I really need to get into a more regular habit, posting things here. Of course, I've been busy, but it'd be nice to get into a regular habit.
I've been meaning to continue discussing various ways of simulating fermions in lattice QCD, so today I'll say a something about staggered fermions. Way back when, I talked about the basic problem with fermions. If you take the Dirac equation, and construct a "naive" approximation to it, you find that the theory you though was describing a single quark is actually describing 16 identical copies of quark. Each of these copies is known as a "taste". So we want to simulate one taste, but, at least naively, we get 16, that's the basic problem.
Now one way to get around this problem is to use something called Wilson fermions. I covered this in another post, so I won't say much about it, the basic idea is you construct a "non-naive" approximation in a clever way. In this setup you still have
16 tastes, but the are no longer all identical. Fifteen of them get masses that are
inversely proportional to the lattice spacing. The disadvantage here is you maul something called "chiral symmetry" which bites you when you try to simulate with light quarks.
There is another approach you can use to reduce the number of tastes, called "staggering". It's called that because you can think of it as putting the four spin components of the Dirac spinor on different sites of you lattice. There is a somewhat easier way to understand this. The Dirac action looks something like this
$$
\sum_x \bar{\psi} (Dslash + m) \psi
$$
Now \psi is a four component spinor and (Dslash + m) is some matrix that acts on it.
What would happen if we diagonalized this matrix?
If you know some quantum field theory you can do this exercise yourself, if not, take my word for it, when you diagonalise the matrix you get
$$
\sum_x \sum__{i=1,4} \chi_i^{*} (f(x) D + m) \chi_i
$$
Where \chi is now a *one* component field and f(x) is some function that depends on x. But notice, for each "i" in the sum, nothing changes. That is, we've produced four copies of the same thing. So what we'll do is just keep one. This is "staggered fermions". This procedure reduces the number of tastes from 16 to 4, which is better. There's another trick, to reduce the number of tastes to 1, but I'll save that for another day.
Now why might we like staggered fermions? Well, it turns out, they're much faster than Wilson fermions. Way faster. What's the reason? The first reason is that we're working with one component fields, rather than 4 component fields, so we save a factor of four right there. But the real savings comes when thinking about the chiral symmetry. Chiral symmetry is a symmetry between left and right handed fermions. For massless fermions it's exact, for small masses, it's violated in a small way.
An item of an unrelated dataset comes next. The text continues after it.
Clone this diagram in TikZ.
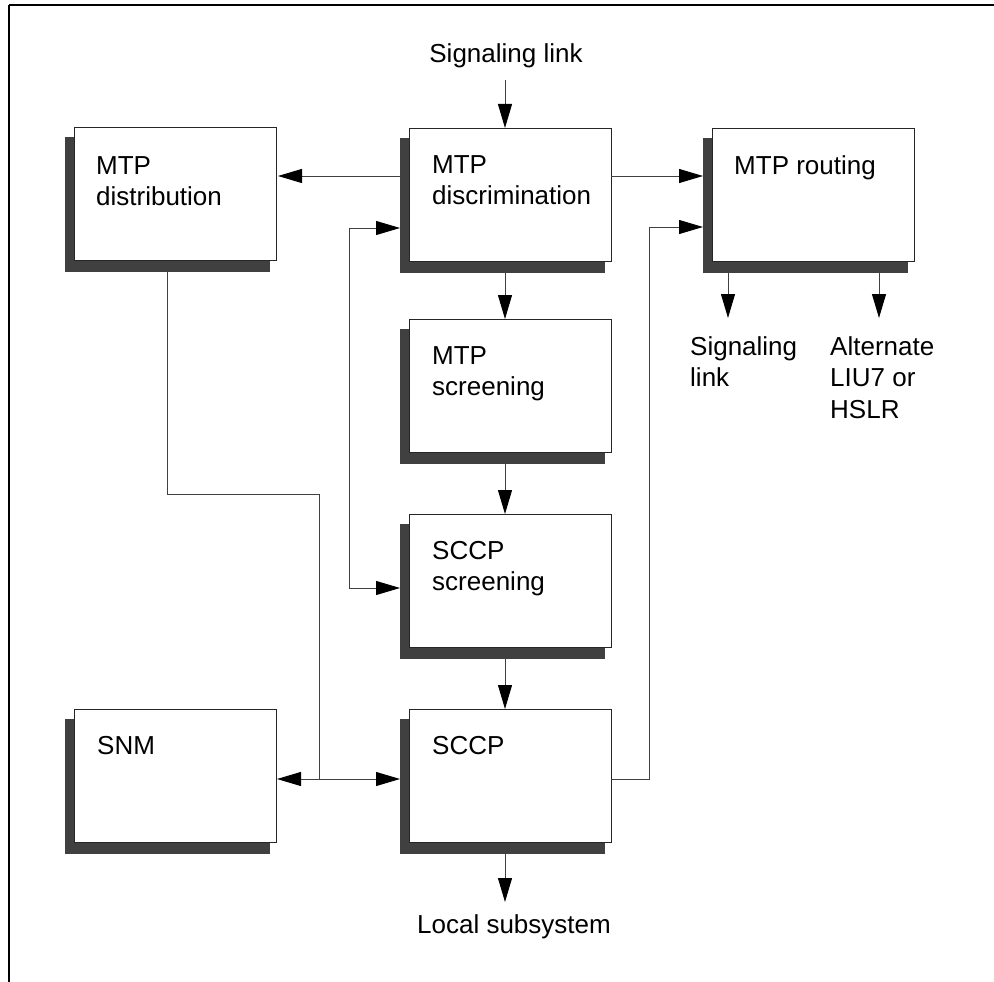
\documentclass[tikz,border=0pt]{standalone}
\usepackage{fontspec}
\setmainfont{Liberation Sans}
\usetikzlibrary{arrows.meta,calc}
\pgfdeclarelayer{background}
\pgfsetlayers{background,main}
\definecolor{shadowc}{HTML}{404040}
\begin{document}
\begin{tikzpicture}[x=1pt,y=-1pt,
  box/.style={draw=black!85, line width=1pt, fill=white, minimum width=202pt, minimum height=133pt, anchor=north west, inner sep=0pt, outer sep=0pt},
  boxtext/.style={anchor=north west, align=left, inner sep=0pt, font=\fontsize{26}{31.5}\selectfont},
  lbl/.style={align=left, inner sep=0pt, font=\fontsize{26}{31.5}\selectfont},
  conn/.style={draw=black!75, line width=1pt},
  arr/.style={conn, -{Triangle[length=24pt,width=14pt,color=black]}},
  darr/.style={conn, {Triangle[length=24pt,width=14pt,color=black]}-{Triangle[length=24pt,width=14pt,color=black]}},
]
\useasboundingbox (0,0) rectangle (994,982);
% frame
\draw[line width=2.5pt] (9,5) -- (994,5);
\draw[line width=1.2pt] (9,5) -- (9,982);

% boxes
\node[box] (dist) at (74,127) {};
\node[box] (disc) at (409,128) {};
\node[box] (rout) at (712,128) {};
\node[box] (mscr) at (409,319) {};
\node[box] (sscr) at (409,514) {};
\node[box] (sccp) at (409,709) {};
\node[box] (snm)  at (74,709) {};

\begin{pgfonlayer}{background}
\foreach \b in {dist,disc,rout,mscr,sscr,sccp,snm}
  \fill[shadowc] ($(\b.north west)+(-9,10)$) rectangle ($(\b.south east)+(-6,12)$);
\end{pgfonlayer}

% box texts
\node[boxtext] (distT) at ($(dist.north west)+(22,29)$) {MTP\\distribution};
\node[boxtext] (discT) at ($(disc.north west)+(23,27)$) {MTP\\discrimination};
\node[boxtext] (routT) at ($(rout.north west)+(22,27)$) {MTP routing};
\node[boxtext] (mscrT) at ($(mscr.north west)+(23,27)$) {MTP\\screening};
\node[boxtext] (sscrT) at ($(sscr.north west)+(23,27)$) {SCCP\\screening};
\node[boxtext] (sccpT) at ($(sccp.north west)+(23,27)$) {SCCP};
\node[boxtext] (snmT)  at ($(snm.north west)+(23,27)$) {SNM};

% outside labels
\node[lbl, anchor=base] (sigtop) at (506,63) {Signaling link};
\node[lbl, anchor=base] (local) at (514,933) {Local subsystem};
\node[lbl, anchor=north west] (siglink) at (690,336) {Signaling\\link};
\node[lbl, anchor=north west] (alt) at (830,336) {Alternate\\LIU7 or\\HSLR};

% helper coordinates
\coordinate (cx) at (505,0);
\coordinate (lx) at (349,0);
\coordinate (rx) at (649,0);
\coordinate (j) at (319,779);

% connectors
\draw[arr] (cx |- 0,80) -- (cx |- disc.north);
\draw[arr] ($(disc.north west)+(-9,48)$) -- ($(dist.north east)+(2,49)$);
\draw[arr] ($(disc.north east)+(0,48)$) -- ($(rout.north west)+(-9,48)$);
\draw[darr] ($(disc.north west)+(-9,100)$) -- (lx |- {$(disc.north west)+(0,100)$}) -- (lx |- {$(sscr.north west)+(0,74)$}) -- ($(sscr.north west)+(-9,74)$);
\draw[arr] (cx |- {$(disc.south)+(0,12)$}) -- (cx |- mscr.north);
\draw[arr] (cx |- {$(mscr.south)+(0,12)$}) -- (cx |- sscr.north);
\draw[arr] (cx |- {$(sscr.south)+(0,12)$}) -- (cx |- sccp.north);
\draw[arr] (cx |- {$(sccp.south)+(0,12)$}) -- (cx |- {$(sccp.south)+(0,60)$});
\draw[conn] ($(dist.south west)+(93,12)$) |- ($(j)+(0,-285)$) -- (j);
\draw[arr] (j) -- ($(snm.north east)+(1,70)$);
\draw[arr] (j) -- ($(sccp.north west)+(-9,70)$);
\draw[arr] ($(sccp.north east)+(0,70)$) -- (rx |- {$(sccp.north east)+(0,70)$}) -- (rx |- {$(rout.north west)+(0,99)$}) -- ($(rout.north west)+(-9,99)$);
\draw[arr] ($(rout.south west)+(16,12)$) -- ($(rout.south west)+(16,57)$);
\draw[arr] ($(rout.south west)+(167,12)$) -- ($(rout.south west)+(167,57)$);
\end{tikzpicture}
\end{document}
No matter what the fermion mass is though chiral symmetry has the effect of "protecting" the fermion mass for additive shifts. In quantum field theory your particle properties get changed by the interactions. In a theory with chiral symmetry the mass can only be changed by multiplication by a constant. So if you start with some mass m0, the interactions can change it to Z*m0, but that's it. And Z is typically a number around 1. Now in a theory without chiral symmetry (like Wilson fermions) you can have an additive mass shift, so m0 might get changed to
Z*m0 + M1
where M1 can be large, and have either sign.
Now what does this have to do with the speed of lattice QCD simulations? Well, it is very important, because the speed at which the fermions can be simulated is inversely proportional to the interaction mass. What can happen with Wilson fermions is that the interaction mass gets very small (if M1 gets close to -Z*m0). Then the amount of time you spend processing shoots up. This never happens with staggered quarks. What's worse, the additive bit M1, can actually make the interaction mass go negative! This is even worse, because negative mass fermions have properties you don't want. Again, this cannot happen with staggered quarks.
It's not all sunshine though. Staggered quarks have a deep dark secret, which I will return to in another post.